# Maltese on Craigs list



## FannyMay (Nov 18, 2004)

I found this on craigs list under free

http://newjersey.craigslist.org/zip/131913690.html

So I called the number and it's for a store in Bay Head NJ. So I posted and asked about the dog and told them that it must be a wrong number. Hopefully I will hear back from them. I didn't even ask poor John if we could have him. I just reacted. I always thought I wouldn't want another maltese but this one just melted my heart. Here's hoping that John says yes and this owner picks us.


----------



## LexiAndNikkisMom (Apr 13, 2004)

> I found this on craigs list under free
> 
> http://newjersey.craigslist.org/zip/131913690.html
> 
> So I called the number and it's for a store in Bay Head NJ. So I posted and asked about the dog and told them that it must be a wrong number. Hopefully I will hear back from them. I didn't even ask poor John if we could have him. I just reacted. I always thought I wouldn't want another maltese but this one just melted my heart. Here's hoping that John says yes and this owner picks us.[/B]


OH! What a cutie!


----------



## Terri (Jan 26, 2005)

I hope you get him too! What a sweetie!


----------



## Brinkley & Neyland's Mom (Jun 14, 2004)

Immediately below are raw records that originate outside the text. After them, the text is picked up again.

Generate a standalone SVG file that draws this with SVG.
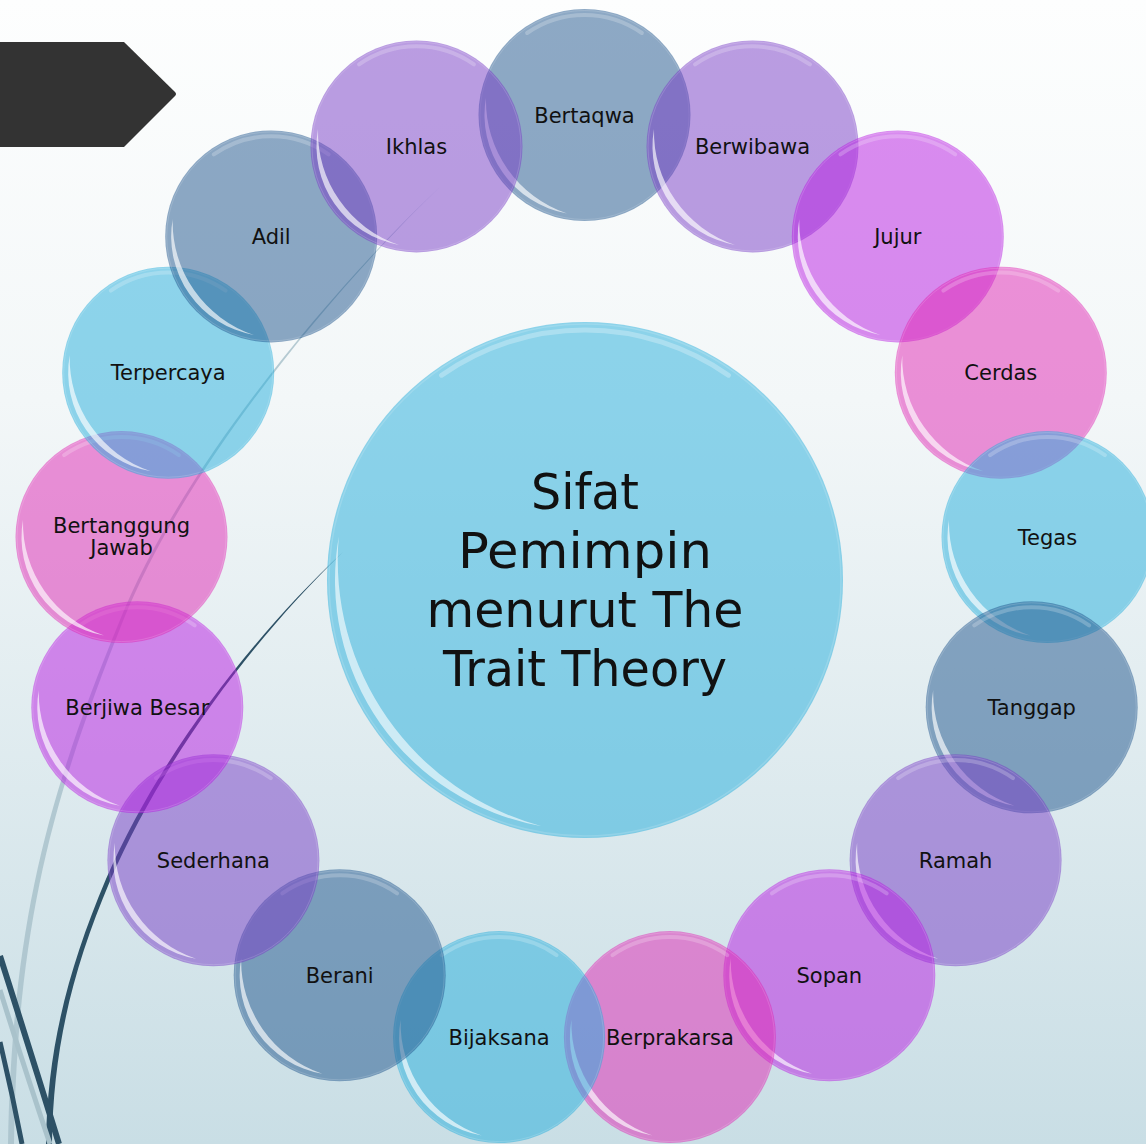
<svg xmlns="http://www.w3.org/2000/svg" xmlns:xlink="http://www.w3.org/1999/xlink" width="1146" height="1144" viewBox="0 0 1146 1144">
<defs>
<linearGradient id="bg" x1="0" y1="0" x2="0" y2="1">
<stop offset="0" stop-color="#fdfefe"/>
<stop offset="0.35" stop-color="#f3f7f8"/>
<stop offset="1" stop-color="#c9dee5"/>
</linearGradient>
<g id="gloss">
<circle r="104.5" fill="none" stroke="#ffffff" stroke-opacity="0.15" stroke-width="1"/>
<path d="M-98.5,-17.4 A100,100 0 0 0 -17.4,98.5 A119,119 0 0 1 -98.5,-17.4 Z" fill="#ffffff" fill-opacity="0.65"/>
<path d="M-57.4,-82 A100,100 0 0 1 57.4,-82" fill="none" stroke="#ffffff" stroke-opacity="0.22" stroke-width="4" stroke-linecap="round"/>
</g>
<style>
.slate{fill:#1e548b;fill-opacity:.5}
.lav{fill:#783cc5;fill-opacity:.5}
.vio{fill:#b81ae1;fill-opacity:.5}
.pink{fill:#e025b3;fill-opacity:.5}
.sky{fill:#24aedb;fill-opacity:.5}
.lbl{font-family:"DejaVu Sans","Liberation Sans",sans-serif;font-size:21px;fill:#111;text-anchor:middle}
.title{font-family:"DejaVu Sans","Liberation Sans",sans-serif;font-size:49px;fill:#111;text-anchor:middle}
</style>
</defs>
<rect width="1146" height="1144" fill="url(#bg)"/>
<path d="M0,42 L124,42 L175,92 Q177,94 175,96 L124,147 L0,147 Z" fill="#333333"/>
<g id="decor-lines">
<path d="M442,185 C330,290 180,470 120,620 C50,790 12,920 8,1144 L14,1144 C17,920 55,792 123,621 C183,471 331,291 442,185 Z" fill="#a9c2cb" fill-opacity="0.85"/>
<path d="M343,552 C250,639 158,759 106,879 C68,969 47,1050 46,1144 L52,1144 C53,1050 72,971 110,881 C162,761 251,641 343,552 Z" fill="#2d5166"/>
<path d="M0,990 Q25,1070 50,1144" fill="none" stroke="#a9c2cb" stroke-width="5"/>
<path d="M0,956 Q30,1050 59,1144" fill="none" stroke="#2d5166" stroke-width="6"/>
<path d="M0,1042 Q12,1092 22,1144" fill="none" stroke="#2d5166" stroke-width="5"/>
</g>
<g id="center">
<circle cx="585" cy="580" r="258" class="sky"/>
<g transform="translate(585,580)">
<circle r="256" fill="none" stroke="#ffffff" stroke-opacity="0.15" stroke-width="1.5"/>
<path d="M-246.2,-43.4 A250,250 0 0 0 -43.4,246.2 A275,275 0 0 1 -246.2,-43.4 Z" fill="#ffffff" fill-opacity="0.6"/>
<path d="M-143.4,-204.8 A250,250 0 0 1 143.4,-204.8" fill="none" stroke="#ffffff" stroke-opacity="0.28" stroke-width="5" stroke-linecap="round"/>
</g>
<text class="title" x="585" y="509" textLength="108" lengthAdjust="spacingAndGlyphs">Sifat</text>
<text class="title" x="585" y="568" textLength="254" lengthAdjust="spacingAndGlyphs">Pemimpin</text>
<text class="title" x="585" y="627" textLength="317" lengthAdjust="spacingAndGlyphs">menurut The</text>
<text class="title" x="585" y="686" textLength="284" lengthAdjust="spacingAndGlyphs">Trait Theory</text>
</g>
<g id="n-bertaqwa"><circle cx="584.5" cy="115" r="106" class="slate"/><use xlink:href="#gloss" transform="translate(584.5,115)"/><text class="lbl" x="584.5" y="122.5">Bertaqwa</text></g>
<g id="n-berwibawa"><circle cx="752.5" cy="146.4" r="106" class="lav"/><use xlink:href="#gloss" transform="translate(752.5,146.4)"/><text class="lbl" x="752.5" y="153.9">Berwibawa</text></g>
<g id="n-jujur"><circle cx="897.8" cy="236.4" r="106" class="vio"/><use xlink:href="#gloss" transform="translate(897.8,236.4)"/><text class="lbl" x="897.8" y="243.9">Jujur</text></g>
<g id="n-cerdas"><circle cx="1000.8" cy="372.7" r="106" class="pink"/><use xlink:href="#gloss" transform="translate(1000.8,372.7)"/><text class="lbl" x="1000.8" y="380.2">Cerdas</text></g>
<g id="n-tegas"><circle cx="1047.5" cy="537.1" r="106" class="sky"/><use xlink:href="#gloss" transform="translate(1047.5,537.1)"/><text class="lbl" x="1047.5" y="544.6">Tegas</text></g>
<g id="n-tanggap"><circle cx="1031.7" cy="707.3" r="106" class="slate"/><use xlink:href="#gloss" transform="translate(1031.7,707.3)"/><text class="lbl" x="1031.7" y="714.8">Tanggap</text></g>
<g id="n-ramah"><circle cx="955.6" cy="860.2" r="106" class="lav"/><use xlink:href="#gloss" transform="translate(955.6,860.2)"/><text class="lbl" x="955.6" y="867.7">Ramah</text></g>
<g id="n-sopan"><circle cx="829.3" cy="975.3" r="106" class="vio"/><use xlink:href="#gloss" transform="translate(829.3,975.3)"/><text class="lbl" x="829.3" y="982.8">Sopan</text></g>
<g id="n-berprakarsa"><circle cx="669.9" cy="1037.1" r="106" class="pink"/><use xlink:href="#gloss" transform="translate(669.9,1037.1)"/><text class="lbl" x="669.9" y="1044.6">Berprakarsa</text></g>
<g id="n-bijaksana"><circle cx="499.1" cy="1037.1" r="106" class="sky"/><use xlink:href="#gloss" transform="translate(499.1,1037.1)"/><text class="lbl" x="499.1" y="1044.6">Bijaksana</text></g>
<g id="n-berani"><circle cx="339.7" cy="975.3" r="106" class="slate"/><use xlink:href="#gloss" transform="translate(339.7,975.3)"/><text class="lbl" x="339.7" y="982.8">Berani</text></g>
<g id="n-sederhana"><circle cx="213.4" cy="860.2" r="106" class="lav"/><use xlink:href="#gloss" transform="translate(213.4,860.2)"/><text class="lbl" x="213.4" y="867.7">Sederhana</text></g>
<g id="n-berjiwa-besar"><circle cx="137.3" cy="707.3" r="106" class="vio"/><use xlink:href="#gloss" transform="translate(137.3,707.3)"/><text class="lbl" x="137.3" y="714.8">Berjiwa Besar</text></g>
<g id="n-bertanggung-jawab"><circle cx="121.5" cy="537.1" r="106" class="pink"/><use xlink:href="#gloss" transform="translate(121.5,537.1)"/><text class="lbl" x="121.5" y="533">Bertanggung</text><text class="lbl" x="121.5" y="555">Jawab</text></g>
<g id="n-terpercaya"><circle cx="168.2" cy="372.7" r="106" class="sky"/><use xlink:href="#gloss" transform="translate(168.2,372.7)"/><text class="lbl" x="168.2" y="380.2">Terpercaya</text></g>
<g id="n-adil"><circle cx="271.2" cy="236.4" r="106" class="slate"/><use xlink:href="#gloss" transform="translate(271.2,236.4)"/><text class="lbl" x="271.2" y="243.9">Adil</text></g>
<g id="n-ikhlas"><circle cx="416.5" cy="146.4" r="106" class="lav"/><use xlink:href="#gloss" transform="translate(416.5,146.4)"/><text class="lbl" x="416.5" y="153.9">Ikhlas</text></g>
</svg>
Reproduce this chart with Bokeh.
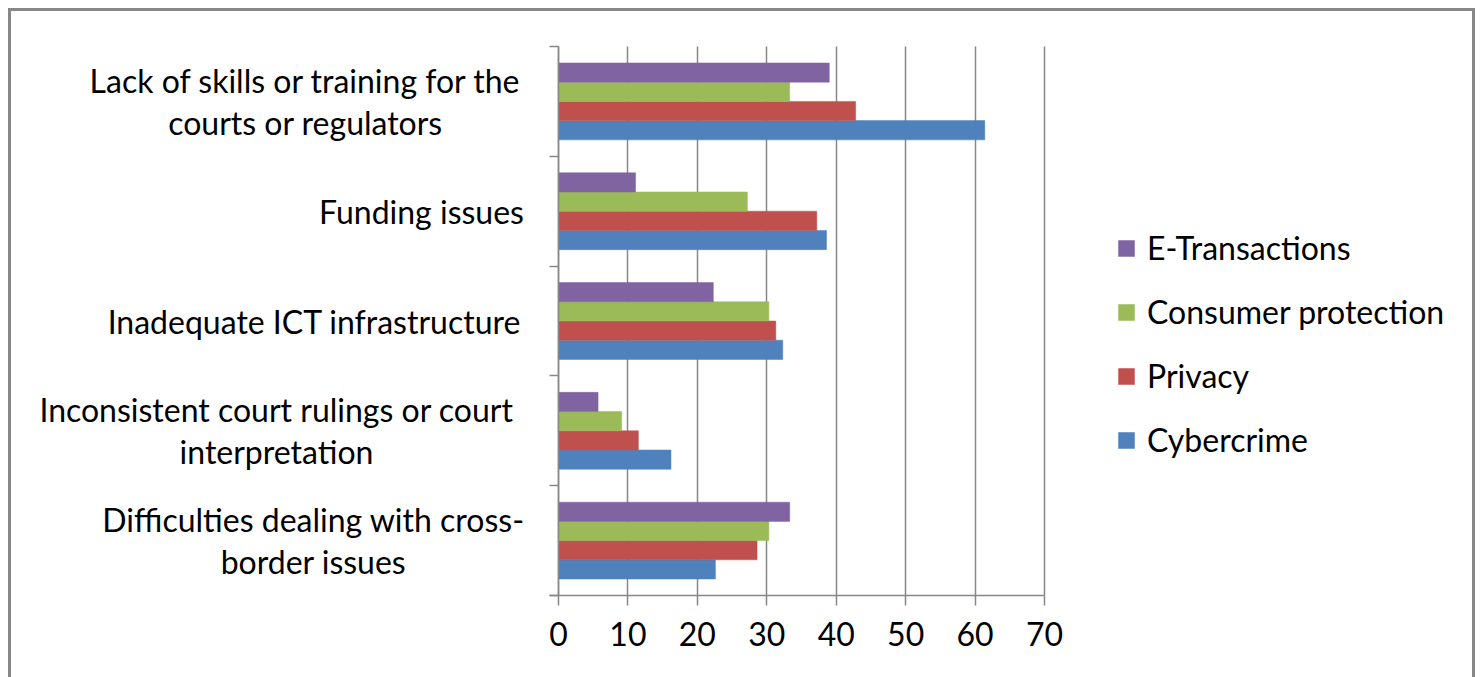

I couldn't see him. It said the post had been removed.


----------



## msmagnolia (Sep 8, 2004)

I can still see the post. Hope it works out for you and for him!


----------



## FannyMay (Nov 18, 2004)

Several people have asked about him, even though I asked first. John thinks it's just a scam and they aren't really giving him away. He thinks they were just trying to get phone numbers or email addresses. We will see. He did say that he would drive the hour and 15 mins to get him though if they did give him to us.


----------



## FannyMay (Nov 18, 2004)

Well the listing for this dog is gone now so I guess John was right and it was a prank. It makes me so mad that they would do that to a poor little dog. Use him like that. Anyway, our search continues.


----------